Support has been pledged for jockeys to help mitigate the “significant impact” on their livelihoods from the coronavirus outbreak.
Racing in Britain is on hold until the end of April at the earliest – and jockeys at the lower end of the earnings scale are likely to soon feel the effects of being out of work.
Paul Struthers, chief executive of the Professional Jockeys Association, said: “I think the situation for jockeys is bleak, in the same way that it’s bleak for racing and the same way it’s bleak and worrying for the rest of the country and the entire world.
“The whole of racing is significantly affected. Jockeys, certainly in the very short term, are the most immediately affected, given that they are largely self-employed and their ability to earn any income, outside riding out, is immediately curtailed.
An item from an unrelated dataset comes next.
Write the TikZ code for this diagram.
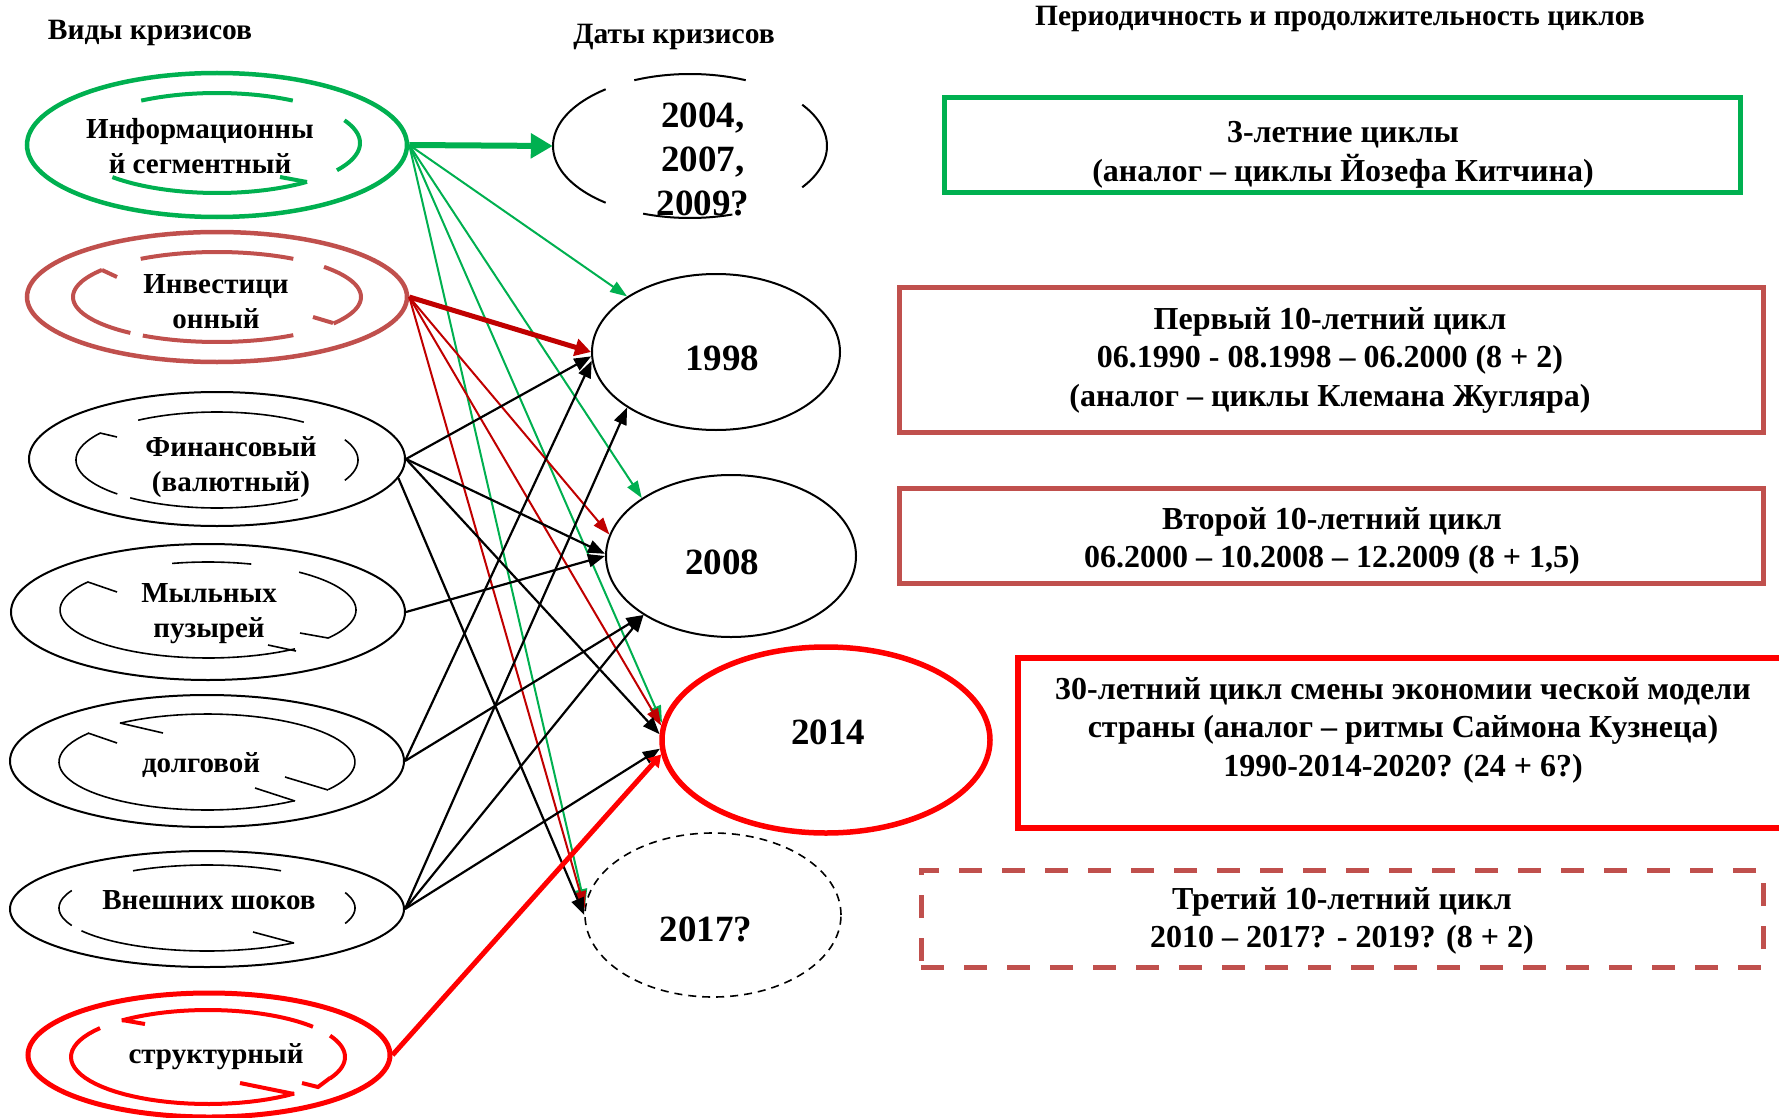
\documentclass[tikz,border=0pt]{standalone}
\usepackage{fontspec}
\setmainfont{Liberation Serif}
\usepackage{tikz}
\usetikzlibrary{shapes.geometric,arrows.meta}
\definecolor{grn}{HTML}{00B050}
\definecolor{brick}{HTML}{C0504D}
\definecolor{dred}{HTML}{C00000}
\definecolor{bred}{HTML}{FF0000}

% broken inner ring: style, cx, cy, rx, ry, list of arcs a/b (degrees, counter-clockwise)
\newcommand{\ringarcs}[6]{%
  \foreach \a/\b in {#6}
    \draw[#1] plot[domain=\a:\b, samples=40] ({#2+#4*cos(\x)},{#3-#5*sin(\x)});
}

\tikzset{
  kind/.style={ellipse, draw, line width=2pt, inner sep=0pt},
  yrs/.style={ellipse, inner sep=0pt},
  lbl/.style={font=\fontsize{29}{35}\selectfont\bfseries, align=center, inner sep=0pt},
  yrtext/.style={font=\fontsize{37}{44}\selectfont\bfseries, align=center, inner sep=0pt},
  hdr/.style={font=\fontsize{29.5}{34}\selectfont\bfseries, inner sep=0pt},
  cyc/.style={rectangle, line width=5pt, inner sep=0pt},
  ctext/.style={font=\fontsize{32}{38.5}\selectfont\bfseries, align=center, inner sep=0pt},
  garr/.style={draw=grn, line width=2pt, -{Triangle[length=17pt,width=12pt]}},
  rarr/.style={draw=dred, line width=2pt, -{Triangle[length=17pt,width=12pt]}},
  barr/.style={draw=black, line width=2.2pt, -{Triangle[length=17pt,width=13pt]}},
}

\begin{document}
\begin{tikzpicture}[x=1pt,y=-1pt]
    \useasboundingbox (0,0) rectangle (1779,1118);
    \clip (0,0) rectangle (1779,1118);

    % Column headers
    \node[hdr] (h-kind) at (150,33) {Виды кризисов};
    \node[hdr] (h-date) at (674,37) {Даты кризисов};
    \node[hdr] (h-cyc) at (1340,19) {Периодичность и продолжительность циклов};

    % Kinds of crises (outer ellipses)
    \node[kind, draw=grn, line width=4.5pt, minimum width=380pt, minimum height=144pt] (inf) at (217,145) {};
    \node[kind, draw=brick, line width=4.5pt, minimum width=380pt, minimum height=130pt] (inv) at (217,297) {};
    \node[kind, minimum width=376pt, minimum height=134pt] (fin) at (217,459) {};
    \node[kind, minimum width=394pt, minimum height=136pt] (myl) at (208,612) {};
    \node[kind, minimum width=394pt, minimum height=132pt] (dol) at (207,761) {};
    \node[kind, minimum width=394pt, minimum height=116pt] (ext) at (207,909) {};
    \node[kind, draw=bred, line width=5pt, minimum width=362pt, minimum height=124pt] (str) at (209,1055) {};

    % Inner circular arrows
    \ringarcs{grn, line width=4pt}{217}{143}{143}{50}{58/122,-33/27,223/309}
    \draw[grn, line width=4pt] (307,182) -- (280,177);
    \ringarcs{brick, line width=4pt}{217}{297}{144}{45}{58/122,143/233,-36/42,239/302}
    \draw[brick, line width=4pt] (102,270) -- (117,277);
    \draw[brick, line width=4pt] (333,323) -- (313,317);
    \ringarcs{line width=1.6pt}{217}{460}{141}{48}{52/124,146/225,-25/25,232/305}
    \draw[line width=1.6pt] (100,433) -- (117,437);
    \ringarcs{line width=1.6pt}{208}{610}{148}{48}{73/104,144/306,-36/52}
    \draw[line width=1.6pt] (88,582) -- (117,592);
    \draw[line width=1.6pt] (328,638) -- (300,633);
    \draw[line width=1.6pt] (268,645) -- (296,651);
    \ringarcs{line width=1.6pt}{207}{762}{148}{48}{-35/126,143/306}
    \draw[line width=1.6pt] (120,723) -- (163,733);
    \draw[line width=1.6pt] (88,733) -- (117,743);
    \draw[line width=1.6pt] (255,788) -- (295,801);
    \draw[line width=1.6pt] (328,790) -- (285,777);
    \ringarcs{line width=1.6pt}{207}{908}{148}{43}{60/120,156/204,-21/21,212/306}
    \draw[line width=1.6pt] (253,932) -- (294,943);
    \ringarcs{bred, line width=4pt}{208}{1057}{137}{47}{40/129,142/309,-27/27}
    \draw[bred, line width=4pt] (122,1020) -- (145,1024);
    \draw[bred, line width=4pt] (240,1083) -- (294,1094);
    \draw[bred, line width=4pt] (330,1078) -- (318,1087) -- (302,1083);

    % Labels of kinds
    \node[lbl] (t-inf) at (200,146) {Информационны\\й сегментный};
    \node[lbl] (t-inv) at (216,302) {Инвестици\\онный};
    \node[lbl] (t-fin) at (231,467) {Финансовый\\(валютный)};
    \node[lbl] (t-myl) at (209,614) {Мыльных\\пузырей};
    \node[lbl] (t-dol) at (201,765) {долговой};
    \node[lbl] (t-ext) at (209,900) {Внешних шоков};
    \node[lbl] (t-str) at (216,1057) {структурный};

    % Crisis dates
    \node[yrs, minimum width=274pt, minimum height=144pt] (d0407) at (690,146) {};
    \ringarcs{line width=2pt}{690}{146}{137}{72}{66/114,128/232,-35/35,250/288}
    \node[yrs, draw, line width=2pt, minimum width=248pt, minimum height=156pt] (d1998) at (716,352) {};
    \node[yrs, draw, line width=2pt, minimum width=250pt, minimum height=162pt] (d2008) at (731,556) {};
    \node[yrs, draw=bred, line width=5.5pt, minimum width=328pt, minimum height=186pt] (d2014) at (826,740) {};
    \node[yrs, draw, line width=1.6pt, dash pattern=on 8pt off 6pt, minimum width=256pt, minimum height=164pt] (d2017) at (713,915) {};
    \node[yrtext] (l0407) at (703,159) {2004,\\2007,\\2009?};
    \node[yrtext] (l1998) at (722,358) {1998};
    \node[yrtext] (l2008) at (722,562) {2008};
    \node[yrtext] (l2014) at (828,732) {2014};
    \node[yrtext] (l2017) at (706,929) {2017?};

    % Links from kinds to dates
    \draw[grn, line width=6pt, -{Triangle[length=22pt,width=24pt]}] (inf.east) -- (d0407.west);
    \draw[garr] (inf.east) -- (d1998.148);
    \draw[garr] (inf.east) -- (d2008.147);
    \draw[garr] (inf.east) -- (d2014.174);
    \draw[garr] (inf.east) -- (d2017.176);
    \draw[dred, line width=5pt, -{Triangle[length=16pt,width=17pt]}] (inv.east) -- (d1998.west);
    \draw[rarr] (inv.east) -- (d2008.170);
    \draw[rarr] (inv.east) -- (d2014.175);
    \draw[rarr] (inv.east) -- (d2017.177);
    \draw[barr] (fin.east) -- (d1998.182);
    \draw[barr] (fin.east) -- (d2008.179);
    \draw[barr] (fin.east) -- (d2014.178);
    \draw[barr] (fin.-6) -- (d2017.180);
    \draw[barr] (myl.east) -- (d2008.west);
    \draw[barr] (dol.east) -- (d1998.184);
    \draw[barr] (dol.east) -- (d2008.214);
    \draw[barr] (ext.east) -- (d1998.212);
    \draw[barr] (ext.east) -- (d2008.214);
    \draw[barr] (ext.east) -- (d2014.183);
    \draw[bred, line width=5pt, -{Triangle[length=12pt,width=14pt]}] (str.east) -- (d2014.185);

    % Cycles
    \node[cyc, draw=grn, minimum width=796pt, minimum height=95pt] (c-kitchin) at (1342,145.5) {};
    \node[cyc, draw=brick, minimum width=864pt, minimum height=145pt] (c-juglar) at (1331,359.5) {};
    \node[cyc, draw=brick, minimum width=864pt, minimum height=95pt] (c-second) at (1331,535.5) {};
    \node[cyc, draw=bred, line width=5.5pt, minimum width=772pt, minimum height=170pt] (c-kuznets) at (1404,743) {};
    \node[cyc, draw=brick, dash pattern=on 23pt off 20pt, minimum width=842pt, minimum height=97pt] (c-third) at (1342,918.5) {};
    \node[ctext] (x-kitchin) at (1343,155) {3-летние циклы\\(аналог – циклы Йозефа Китчина)};
    \node[ctext] (x-juglar) at (1330,360) {Первый 10-летний цикл\\06.1990 - 08.1998 – 06.2000 (8 + 2)\\(аналог – циклы Клемана Жугляра)};
    \node[ctext] (x-second) at (1332,541) {Второй 10-летний цикл\\06.2000 – 10.2008 – 12.2009 (8 + 1,5)};
    \node[ctext] (x-kuznets) at (1403,730) {30-летний цикл смены экономии ческой модели\\страны (аналог – ритмы Саймона Кузнеца)\\1990-2014-2020? (24 + 6?)};
    \node[ctext] (x-third) at (1342,921) {Третий 10-летний цикл\\2010 – 2017? - 2019? (8 + 2)};
\end{tikzpicture}
\end{document}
“One of if not the only benefit to suspending racing was that the sport could then focus on financially mitigating this suspension for the whole of the sport – jockeys being a big part of that.
“That work has started and will go on with great urgency. Packages of support will be made available, in addition to those packages of support the Government will make available to small business and to individuals.”
Jockeys’ salaries vary significantly, and Struthers added: “I can’t say what those packages look like yet, but what I can say – and say with certainty – is that support will be there.
“The medium Flat jockey, after all their expenses, would earn less than £30,000 a year. As a salary for the general public this wouldn’t sound too bad, but it is a salary for a 60-plus hour week.
“The medium jump jockey would earn less than £20,000, so this will be of significant impact on jockeys.”
While British-based riders will be on the sidelines, their Irish counterparts – for the time being at least – are able to continue earning a living after Horse Racing Ireland confirmed its intention to continue racing behind closed doors.
Struthers admits this may prove a source of frustration for the PJA’s members.
He told Sky Sports Racing: “With racing in Ireland continuing behind closed doors, there will be questions, but there are significant differences.
“Ireland have taken, as a country, more aggressive containment steps than we perhaps took as a country – they are therefore behind us on the kind of timescale that we’re facing in Britain.
“Even if we’d carried on behind closed doors – and practically we could have done, for five or six days, or maybe a week, it was going to get stopped. We were not going to be able to continue for any longer than that.
“If racing had continued behind closed doors, in the circumstances we face in this country – no more than two weeks (from) where Italy was, where the country is in lockdown – the reputational damage to racing, we might never have come back from.”
Struthers confirmed the biggest factor behind the British Horseracing Authority’s decision to halt the sport was the projected pressure on medical resources.
He said: “We have tried to keep our members as up to speed as possible in a very fast-moving situation. We sent out a briefing to our members on Tuesday evening, trying to explain how difficult the decision (to cancel racing in Britain) has been.
“It was a decision the PJA supported, (but) with understandable reluctance – and it was based on, first and foremost, expert medical evidence, particularly around the imminent withdrawal of medical services and the call and demands on the NHS.
“Medics were concerned about the risks this would place on the health and safety of jockeys. It’s far from uncommon that jockeys get injured during the course of racing and are transported to hospital via ambulance.
“While that ambulance service on racecourses is largely private, you’ve still got to get to A&E and be treated – and there was huge concern that we’d be putting those jockeys in harm’s way.
“Our focus is on racing and making sure that when this ends, racing is in a position to resume quickly and racing is in a position to be strengthened to the future.”
Jockey Ben Curtis is attempting to maintain a positive attitude.
It has been a fine winter campaign for the Irish-born rider, who looks likely to be confirmed champion all-weather jockey in the near future after the season was effectively ended this week.
He said: “It’s going to be waiting game. I’m just going to spend a bit more time with the family and do a few things I’ve never had time to do, to try to make a bit of light of a bad situation.
“In any bad situation you have to try to find the silver lining. You only get one chance at life, and you have to try to make the best of it while you’re here.
“It’s a bad time for racing, definitely a bad time for jockey,s and it’s a bad time for the world at the moment. I think trying to keep your chin up is a necessity.
“Everyone has to maintain a degree of positivity, with a view of hopefully starting up in the not too distant future.”
Curtis admits he is in a better position than many of his weighing-room colleagues, who would have been looking forward to the start of the Flat turf season on Saturday week but are now facing up to a protracted time without any income.
He said: “It’s been a fruitful winter for me, and I’m in a more privileged position than some – if racing doesn’t go ahead, I can still pay my mortgage and pay my bills.
“There are plenty of jockeys out there that will be living day to day. They’ve had one or two rides over the winter, and they’d be hoping this would be the time of year when things were going to pick up, so for them it’s going to be very tough.
“It’s always painted as a very glamorous lifestyle and that we make a fortune. The top-tier lads who are riding Group winners every year do, but there’s a lot who are driving for one ride in a Class 6 race – they will be feeling the pinch at the moment.”